Both Elders seem really in over their head when they are assigned as missionaries to a village in Uganda where most people have AIDS – and a terrifying warlord rules over the region. Elder Price was hoping to go somewhere like Orlando. His dreams of changing the world seem impossible in a place like this. Elder Cunningham is more the “loser” character, who finds himself pressured to somehow rise to the occasion, and become even a competent missionary.
Both are naïve innocents, and both have story problems that build according to classic structure.
For Price, the “Catalyst” (to reference the Save the Cat “beat sheet”) is being partnered with Cunningham on a mission to Africa, with the “Break into Two” being their arrival there. At the “Midpoint”, he doesn’t feel he can do this anymore, and the stakes rise as he abandons Cunningham. As a result, “Bad Guys Close In” in the form of a “Spooky Mormon Hell Dream,” and then a confrontation with the local warlord, which does not turn out well at all.
For Cunningham, the “Catalyst” and “Break into Two” are the same (although we experience them differently through his perspective) – as is the “Midpoint”, where he realizes he’ll have to “Man Up” after Price leaves him.
His “Bad Guys Close In” involves him being forced to improvise his own theology to the villagers, which then causes the whole Ugandan mission to be shut down.
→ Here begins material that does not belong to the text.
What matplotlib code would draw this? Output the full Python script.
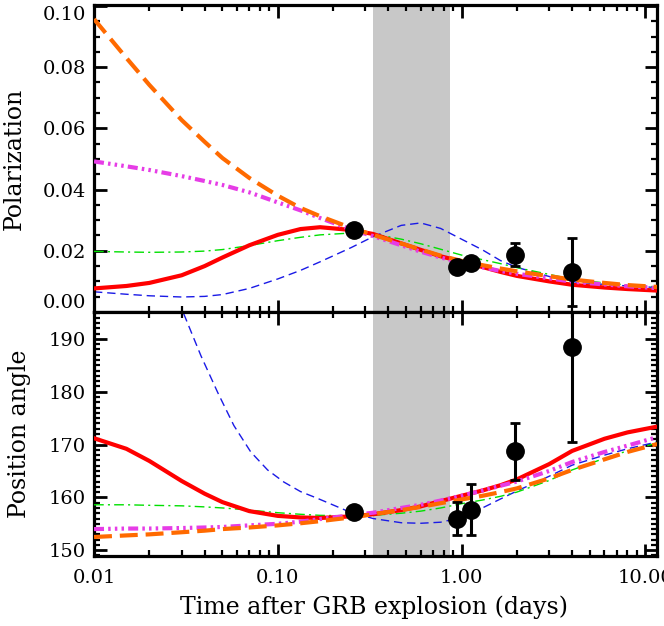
import numpy as np
import matplotlib
matplotlib.use('Agg')
import matplotlib.pyplot as plt
from matplotlib.ticker import MultipleLocator, LogLocator, NullFormatter

plt.rcParams['font.family'] = ['DejaVu Serif']
plt.rcParams['font.size'] = 14

# model curve times (days)
t_model = [0.01, 0.015, 0.02, 0.03, 0.04, 0.05, 0.07, 0.1, 0.133, 0.17, 0.25, 0.33,
           0.47, 0.6, 0.77, 1.0, 1.3, 1.63, 2.0, 3.0, 4.0, 6.0, 8.0, 11.6]

# polarization models
pol_red = [0.0077, 0.0085, 0.0095, 0.0120, 0.0150, 0.0178, 0.0218, 0.0252, 0.0271, 0.0277, 0.0268, 0.0255,
           0.0224, 0.0203, 0.0182, 0.0165, 0.0147, 0.0131, 0.0118, 0.0100, 0.0089, 0.0080, 0.0075, 0.0070]
pol_orange = [0.0957, 0.0830, 0.0742, 0.0627, 0.0556, 0.0503, 0.0438, 0.0380, 0.0340, 0.0313, 0.0275, 0.0252,
              0.0224, 0.0204, 0.0184, 0.0167, 0.0153, 0.0142, 0.0133, 0.0117, 0.0106, 0.0095, 0.0088, 0.0082]
pol_magenta = [0.0492, 0.0476, 0.0464, 0.0444, 0.0428, 0.0415, 0.0391, 0.0358, 0.0332, 0.0307, 0.0270, 0.0248,
               0.0218, 0.0197, 0.0178, 0.0161, 0.0146, 0.0134, 0.0125, 0.0110, 0.0099, 0.0090, 0.0084, 0.0078]
pol_green = [0.0198, 0.0196, 0.0195, 0.0196, 0.0199, 0.0204, 0.0217, 0.0233, 0.0244, 0.0252, 0.0258, 0.0255,
             0.0238, 0.0223, 0.0205, 0.0186, 0.0171, 0.0158, 0.0145, 0.0123, 0.0107, 0.0095, 0.0088, 0.0082]
pol_blue = [0.0066, 0.0058, 0.0053, 0.0049, 0.0051, 0.0057, 0.0077, 0.0108, 0.0136, 0.0164, 0.0210, 0.0246,
            0.0283, 0.0291, 0.0273, 0.0238, 0.0203, 0.0168, 0.0146, 0.0116, 0.0099, 0.0090, 0.0085, 0.0080]

# position angle models
pa_red = [171.2, 169.2, 166.9, 163.1, 160.7, 159.1, 157.4, 156.5, 156.2, 156.1, 156.4, 156.8,
          157.6, 158.3, 159.3, 160.3, 161.3, 162.3, 163.4, 166.3, 168.8, 171.1, 172.3, 173.4]
pa_orange = [152.5, 152.8, 153.0, 153.4, 153.7, 154.0, 154.3, 154.7, 155.1, 155.5, 156.2, 156.8,
             157.6, 158.2, 158.9, 159.6, 160.3, 161.0, 161.7, 163.6, 165.2, 167.2, 168.6, 170.1]
pa_magenta = [154.0, 154.1, 154.1, 154.2, 154.3, 154.4, 154.7, 155.0, 155.4, 155.9, 156.6, 157.1,
              158.0, 158.6, 159.4, 160.3, 161.3, 162.2, 163.0, 165.0, 166.7, 168.6, 169.8, 171.4]
pa_green = [158.6, 158.6, 158.5, 158.4, 158.2, 158.0, 157.6, 157.1, 156.8, 156.6, 156.5, 156.6,
            157.0, 157.4, 158.0, 158.8, 159.5, 160.2, 161.0, 163.2, 165.2, 167.4, 168.8, 170.3]
t_blue_pa = [0.02, 0.025, 0.0305, 0.0382, 0.0472, 0.0577, 0.0713, 0.088, 0.108, 0.133, 0.165, 0.24, 0.33,
             0.47, 0.6, 0.77, 1.0, 1.3, 1.63, 2.0, 3.0, 4.0, 6.0, 8.0, 11.6]
pa_blue = [211.0, 202.7, 195.1, 186.8, 179.8, 173.6, 168.6, 165.2, 162.9, 161.1, 159.8, 157.4, 156.0,
           155.2, 155.1, 155.3, 156.2, 158.0, 159.7, 161.2, 164.0, 166.1, 168.0, 169.2, 170.5]

# observations
t_obs = [0.26, 0.95, 1.13, 1.95, 4.0]
pol_obs = [0.0269, 0.0148, 0.0161, 0.0187, 0.0130]
pol_err = [0.0, 0.002, 0.002, 0.0037, 0.0112]
pa_obs = [157.3, 156.0, 157.7, 168.7, 188.5]
pa_err = [0.0, 3.1, 4.9, 5.4, 18.0]

# shaded interval (days)
band = (0.33, 0.87)

styles = [
    ('#1a1ae6', 1.0, (0, (6, 3.5)), 2),
    ('#00e000', 1.0, (0, (7, 3, 1.5, 3)), 3),
    ('#ff0000', 3.0, '-', 4),
    ('#e63ce6', 3.0, (0, (2.4, 1.0, 0.6, 1.0, 0.6, 1.0, 0.6, 1.0)), 5),
    ('#ff6a00', 3.0, (0, (4.3, 1.9)), 6),
]


def style_axis(ax):
    ax.set_xscale('log')
    ax.set_xlim(0.01, 11.6)
    ax.axvspan(band[0], band[1], color='#c8c8c8', lw=0, zorder=0)
    for s in ax.spines.values():
        s.set_linewidth(2.3)
    ax.tick_params(which='both', direction='in', top=True, right=True)
    ax.tick_params(which='major', length=9, width=2)
    ax.tick_params(which='minor', length=4.5, width=1.6)
    ax.xaxis.set_minor_locator(LogLocator(base=10, subs=np.arange(2, 10)))
    ax.xaxis.set_minor_formatter(NullFormatter())
    ax.tick_params(axis='x', pad=9)
    ax.tick_params(axis='y', pad=6)


fig = plt.figure(figsize=(6.64, 6.26), dpi=100)
ax1 = fig.add_axes([0.1416, 0.5016, 0.848, 0.4904])
ax2 = fig.add_axes([0.1416, 0.1118, 0.848, 0.3898])

style_axis(ax1)
style_axis(ax2)

pol_models = [pol_blue, pol_green, pol_red, pol_magenta, pol_orange]
pa_models = [pa_blue, pa_green, pa_red, pa_magenta, pa_orange]
for (col, lw, ls, z), yp, ya in zip(styles, pol_models, pa_models):
    ax1.plot(t_model, yp, color=col, lw=lw, ls=ls, zorder=z, dash_capstyle='butt')
    tb = t_blue_pa if ya is pa_blue else t_model
    ax2.plot(tb, ya, color=col, lw=lw, ls=ls, zorder=z, dash_capstyle='butt')

ax1.errorbar(t_obs, pol_obs, yerr=pol_err, fmt='o', color='black', ms=12.5,
             elinewidth=2.2, capsize=3.5, capthick=2, zorder=10)
ax2.errorbar(t_obs, pa_obs, yerr=pa_err, fmt='o', color='black', ms=12.5,
             elinewidth=2.2, capsize=3.5, capthick=2, zorder=10)

ax1.set_ylim(0, 0.1003)
ax1.yaxis.set_minor_locator(MultipleLocator(0.005))
ax1.set_yticks([0.0, 0.02, 0.04, 0.06, 0.08, 0.10])
ax1.set_yticklabels(['0.00', '0.02', '0.04', '0.06', '0.08', '0.10'])
ax1.get_yticklabels()[0].set_va('bottom')
ax1.get_yticklabels()[-1].set_va('top')
ax1.set_xticks([0.01, 0.1, 1, 10])
ax1.set_xticklabels([])

ax2.set_ylim(148.9, 195.1)
ax2.set_yticks([150, 160, 170, 180, 190])
ax2.set_yticklabels(['150', '160', '170', '180', '190'])
ax2.yaxis.set_minor_locator(MultipleLocator(1))
ax2.set_xticks([0.01, 0.1, 1, 10])
ax2.set_xticklabels(['0.01', '0.10', '1.00', '10.00'])

fig.text(0.021, 0.747, 'Polarization', rotation=90, ha='center', va='center', fontsize=17)
fig.text(0.030, 0.307, 'Position angle', rotation=90, ha='center', va='center', fontsize=17)
fig.text(0.564, 0.030, 'Time after GRB explosion (days)', ha='center', va='center', fontsize=17)

fig.savefig('out.png', dpi=100)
But in the end, both Elders come together and manage to rescue the situation in a stirring “Finale”.
So, can “two main characters” work in a story? The answer is yes, if you can make sure each “main character” has a complete story. We need to be subjectively in their perspective for their scenes, and they must have a compelling overall problem that leads to a challenging “mission”. It should rise to a crisis and climax of its own, and should ideally fit within one of the Save the Cat genres.
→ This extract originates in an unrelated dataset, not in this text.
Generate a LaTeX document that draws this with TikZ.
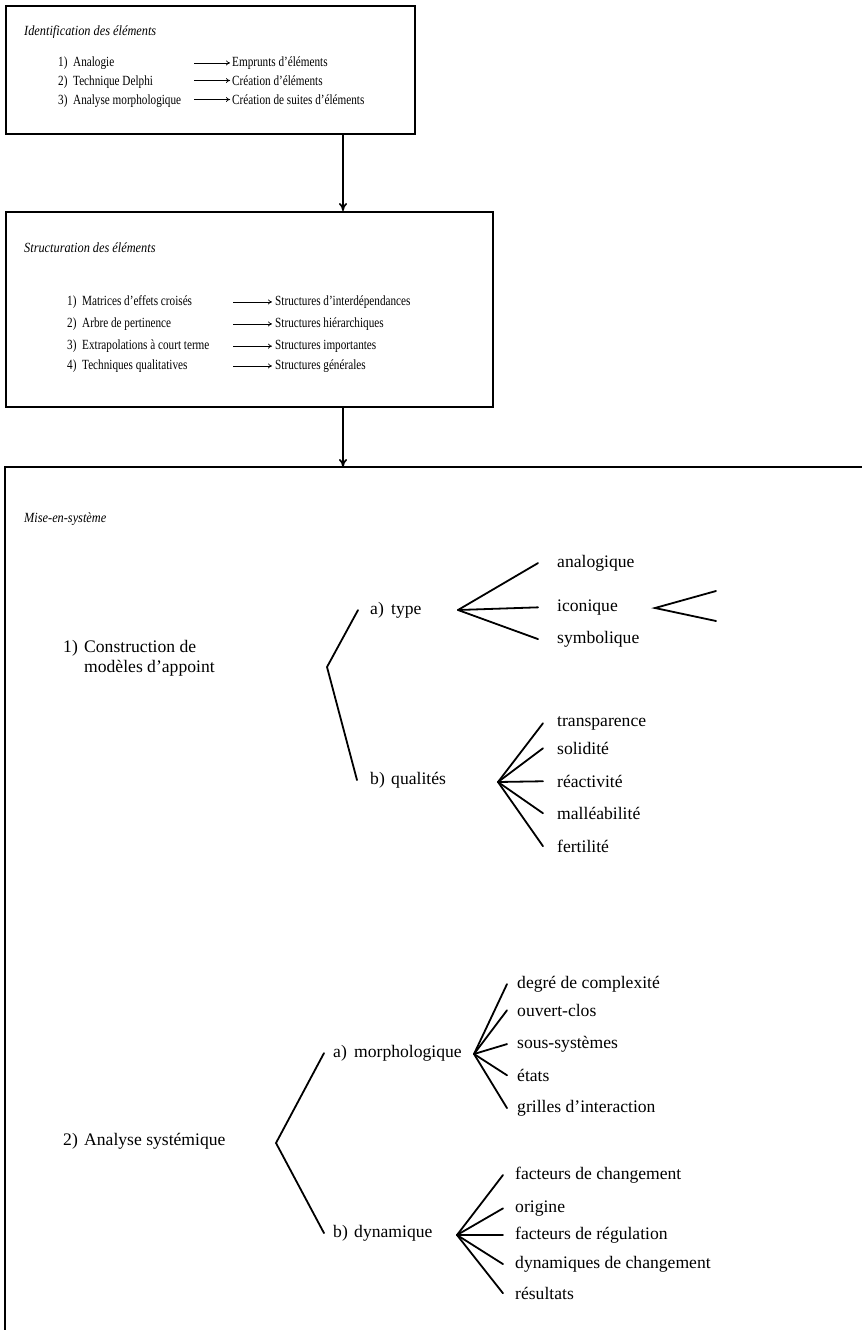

It almost has to feel like it could stand on its own, without the other story — in terms of its emotional core, and how it plays out.
Are you working on something with two central characters, where this is a potential issue? Is it really one story, where one of them is really “main,” or two?
Feel free to comment or e-mail me (using the contact form on the right) if this post raises questions about how all this might apply to your work…
I do think the “single protagonist” is easier but it also has the danger of leading one down the road to cliche. There’s a lot of “been there, done that” in film and TV.
I think Supernatural often finds a nice balance with two main characters, either Sam or Dean sharing protagonist duties or trading off as the story requires. The Game of Thrones TV series does a very good job of balancing the POV of numerous protagonists, particularly Tyrion, Arya and Daenerys.
I would say that a lot of TV shows have “multiple stories”, each with its own “main character” in any given episode — probably most do that.
Sometimes, in a procedural case story, it will feel like there are multiple main characters all united in one as a team, trying to solve the case.
In movies, I would say it’s much more rare — that you have this very small subcategory of true “ensemble” movies that have four or more stories going on at once (each with its own main character). But I think 90% plus of the movies that really work have a very clear main character through whom we’re meant to subjectively experience the story — looking “through” them, and “at” everyone else (as Dramatica would say).
I met you at Pitchfest 2011 in Burbank. I discussed with you my story that had five protagonists. You were the one who told me to focus the story more on one protagonist. So, I do have to say that philosophy helped me pitch my story and, yes it does make more fluid sense. However, I do also feel that my other protagonists really need their stories told. So, is this the part of the process where I decide the whole story is perhaps better suited for a series rather than a movie? Because, honestly, I think I opened up a vast epic without knowing it. I’ve always been a fan of ensemble or multi-protagonist stories so I wonder, too, if that just bled into my work without me knowing it. Those are my thoughts on this.